Напомним не утратившую еще и сейчас значения характеристику «человека», принадлежащую Бакунину: «Созерцаемое с точки зрения земного, т. е. реального, а не фиктивного существования, огромное большинство людей представляет зрелище такого унижения, такой бедности подвигов воли и ума, что надо обладать действительно большой способностью к самообману, чтобы отыскать в них бессмертную душу и проблеск свободной воли. Они являют себя нам существами, всецело и фатально обусловленными прежде всего внешней природой, характером почвы и всеми материальными условиями своего существования, обусловленными бесчисленными отношениями политическими, религиозными и социальными, обусловленными обычаями, привычками, законами, целым миром предрассудков и мыслей, медленно скопленных предыдущими веками, и которые они получают, рождаясь среди общества, коего они никогда не являются творцами, но, напротив того, сперва произведениями, а потом инструментами. На тысячу людей можно найти разве одного, о котором можно бы сказать, с точки зрения относительной, а не абсолютной, что он желает и думает сам от себя. Огромное существо человеческих индивидуумов, не только среди невежественных масс, но и среди цивилизованных и привилегированных классов, желают и думают только то, что свет вокруг них желает и думает; они полагают, конечно, что желают и мыслят сами по себе, но действительно они лишь рабски, рутинерски, с совершенно незначащими и ничтожными изменениями, повторяют мысли и желания других. Это рабство, эта рутина, неисчерпаемые источники общих мест, это отсутствие бунта в воле и это отсутствие инициативы в мысли индивидуумов являются главными причинами приводящей в отчаяние медленности исторического развития человечества» («Бог и государство»).

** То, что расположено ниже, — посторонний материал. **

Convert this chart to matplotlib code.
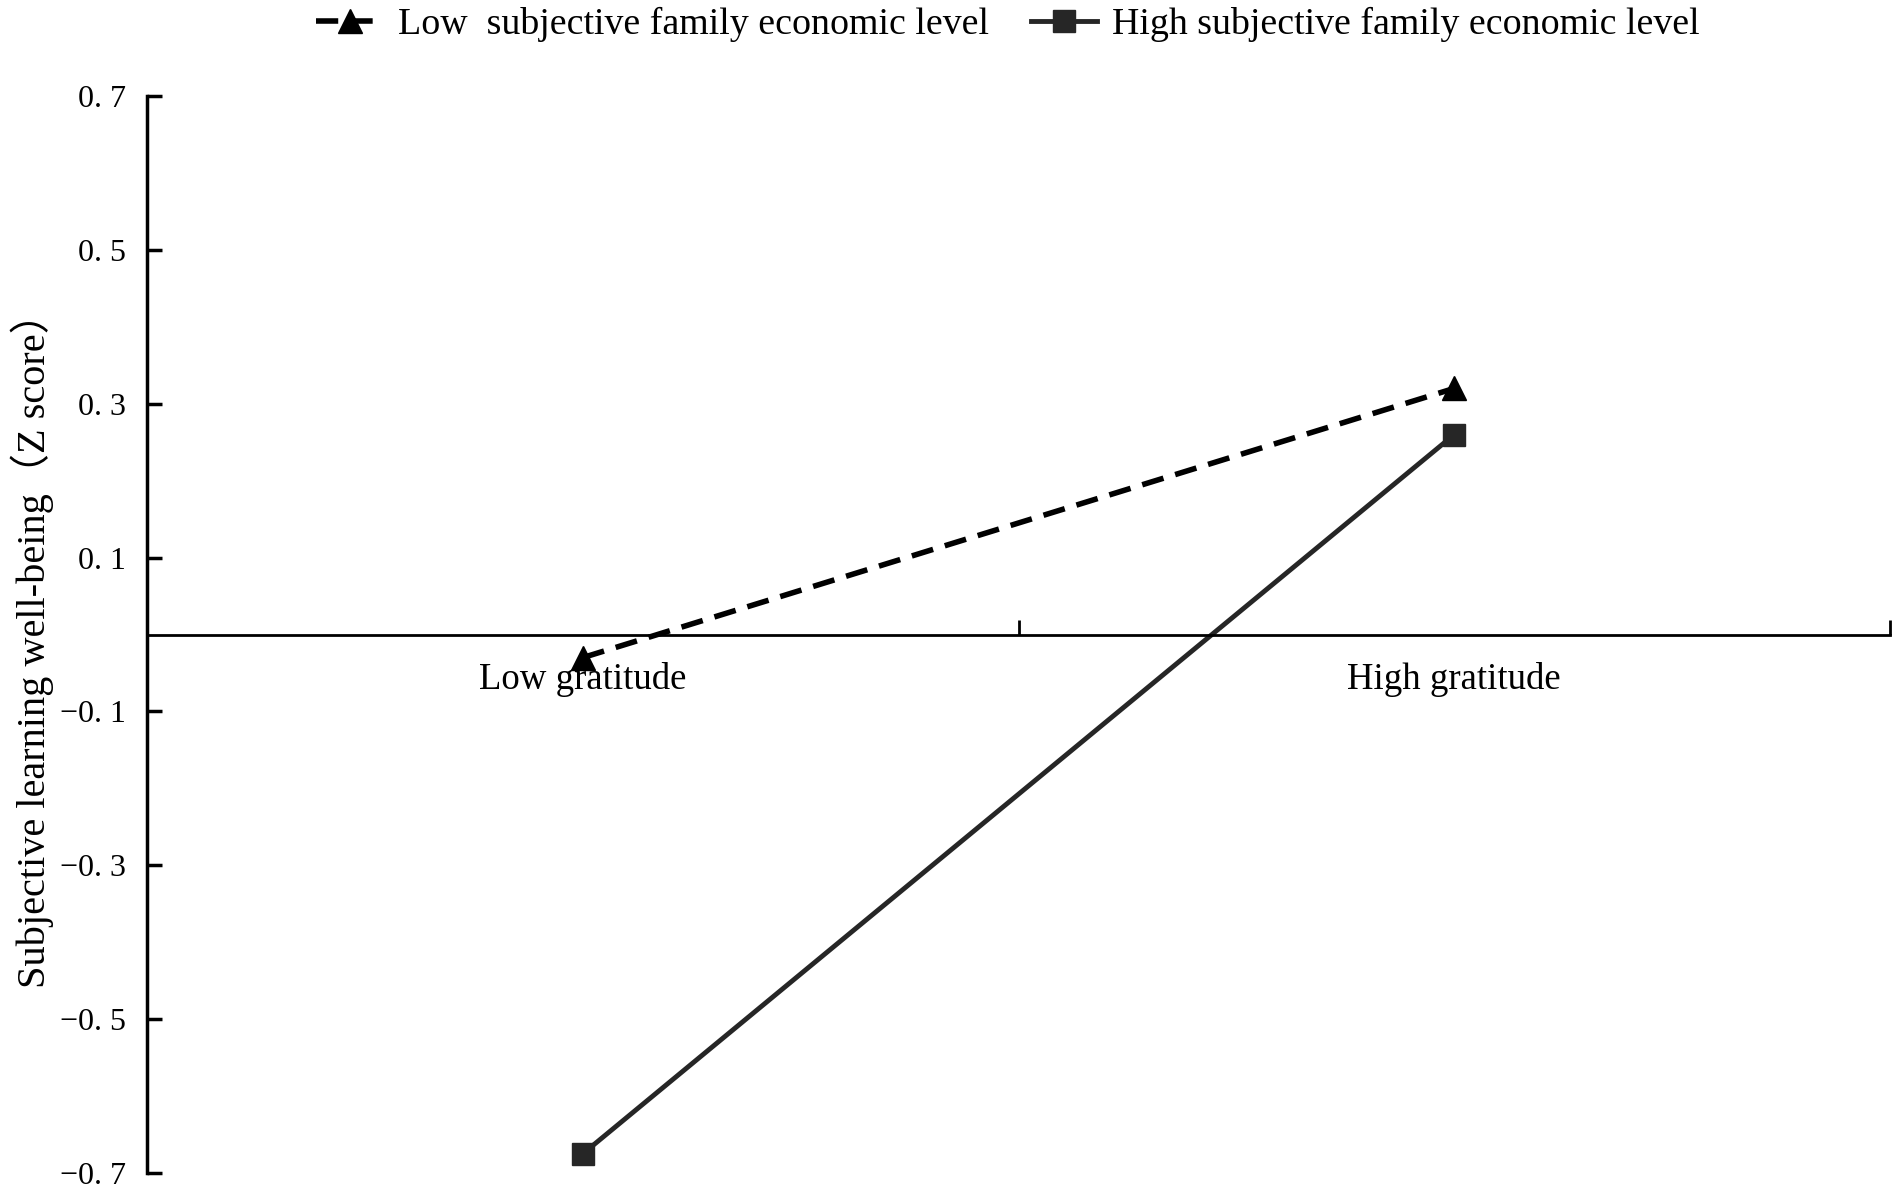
import matplotlib.pyplot as plt
from matplotlib.ticker import FixedLocator

# Data
categories = ['Low gratitude', 'High gratitude']
low_ses = [-0.03, 0.32]     # dashed, triangles
high_ses = [-0.675, 0.26]   # solid, squares
y_ticks = [-0.7, -0.5, -0.3, -0.1, 0.1, 0.3, 0.5, 0.7]
y_tick_labels = ['\u22120. 7', '\u22120. 5', '\u22120. 3', '\u22120. 1',
                 '0. 1', '0. 3', '0. 5', '0. 7']
legend_labels = ['Low  subjective family economic level',
                 'High subjective family economic level']

plt.rcParams['font.family'] = ['Liberation Serif', 'Noto Sans CJK SC']

fig = plt.figure(figsize=(19.02, 11.96), dpi=100)
ax = fig.add_axes([0.0773, 0.0192, 0.9164, 0.9005])

x_pos = [0.5, 1.5]
ax.plot(x_pos, low_ses, color='black', linestyle=(0, (4, 2.2)), linewidth=4,
        marker='^', markersize=17, label=legend_labels[0])
ax.plot(x_pos, high_ses, color='#262626', linestyle='-', linewidth=3.5,
        marker='s', markersize=16, label=legend_labels[1])

ax.set_xlim(0, 2)
ax.set_ylim(-0.7, 0.7)

for s in ['top', 'right']:
    ax.spines[s].set_visible(False)
ax.spines['bottom'].set_position(('data', 0))
ax.spines['bottom'].set_linewidth(2)
ax.spines['left'].set_linewidth(2.5)

ax.set_yticks(y_ticks)
ax.set_yticklabels(y_tick_labels, fontsize=23)
ax.tick_params(axis='y', direction='in', length=11, width=2.5, pad=15)

ax.xaxis.set_major_locator(FixedLocator([1, 2]))
ax.xaxis.set_minor_locator(FixedLocator(x_pos))
ax.set_xticklabels([], minor=False)
ax.set_xticklabels(categories, minor=True, fontsize=26.5)
ax.tick_params(axis='x', which='major', direction='in', length=11, width=2)
ax.tick_params(axis='x', which='minor', length=0, pad=20)

ax.set_ylabel('Subjective learning well-being\uff08Z score\uff09', fontsize=29,
              va='center')
ax.yaxis.set_label_coords(-0.066, 0.494)

fig.legend(loc='upper center', bbox_to_anchor=(0.53, 1.007), ncol=2,
           frameon=False, fontsize=27.3, handlelength=1.75, handletextpad=0.4,
           columnspacing=1.1, borderaxespad=0.0)

fig.savefig('out.png', dpi=100)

Не будем говорить о тех, кто не понимает вообще, что свобода и связанные с нею творческие потенции и чувство морального долга имманентны человеческой природе.
Оставим в стороне всех, отстаивающих «дурную» свободу, т. е. свободу только для себя с беззастенчивым попиранием прав других.
Но в самой совершенной человеческой природе современности бьют еще глубокие родники пресмыкательства.
Да! Современный человек – эгоист, скептик, бунтарь. Он громит авторитеты, низвергает кумиров, опрокидывает власть. Все эти разнородные и разнокачественные элементы свободолюбия живут в нем, как жили и раньше. Свидетельство – его сложная и пестрая история.
Но, разрушая и ломая, разве современный человек не творит себе сейчас же на месте поверженных кумиров новых и служит им то с повадкой лукавого раба, то с усердием влюбленного фанатика?
Цепи и человек неразлучны доселе. Под разными ликами – высокой разрешающей церкви, железной устрояющей власти, благодетельной ферулы товарищей, государства, коммуны, союза – деспотизм овладевает человеческой душой, обращая для нее в абсолют относительное и временное и заставляя забывать о безусловном.
И идолопоклонство это носит тем более «дурной» характер, что оно соединяется с искажениями и переделками своих кумиров – Христа, Маркса и пр. – применительно обстоятельствам.
Так было и так будет еще долго, ибо свобода рождается в труде и творческом подвиге, а не из благочестивых пожеланий и не из партийного кликушества.
Поэтому для анархизма нужен прежде всего человек.
Тот, кто не чувствует в себе неумолчного голоса совести, кто, требуя права для себя, безразличен к свободе и правам других, тот не анархист. Тот, кто не имеет сильной воспитанной воли, ясного сознания своей цели, кто способен перестраивать свои идеалы, в зависимости от случайного наушничества, тот не анархист.
Анархист не может терпеть умаления своей свободы, от кого бы оно ни исходило – от власти абсолютного монарха или от диктатуры пролетариата. Он отрицает самодержавие во всех его формах. Для него нет фетишей, как бы они ни назывались – «класс», «партия», «народ».
Анархист бесстрашен. Ничей авторитет не может отклонить его от исполнения велений его личной совести. Но он должен смело противостоять попыткам бессмысленного насилия и должен быть готов всегда отдать себя и все свое одушевляющей его вере.
Анархист великодушен. Он разрушитель-творец, но не мучитель, не погромщик, бессмысленно сметающий чужие труды.
И если нет анархиста, не может быть анархизма как строя. Но анархизм возможен и нужен как труд, как борьба.
Нет социально-политической веры, более далекой от квиетизма, от холодного созерцания, чем анархизм. В свете своей совести он сметает все окружающее, чтобы на обломках рабства и социальной несправедливости создать свободного человека.
Пусть каждый отбросит схоластический балласт и пожертвует доктринерским хламом ради вольного простора жизни. Пусть каждый почувствует в себе бьющий в нем океан устремлений!
Многие ли слышат сейчас его волны? Одни – рабы, пресмыкаются в прахе, другие – варвары, не научились слушать их.
И когда каждый – и самый малый из всех – почувствует себя творцом, родится анархизм.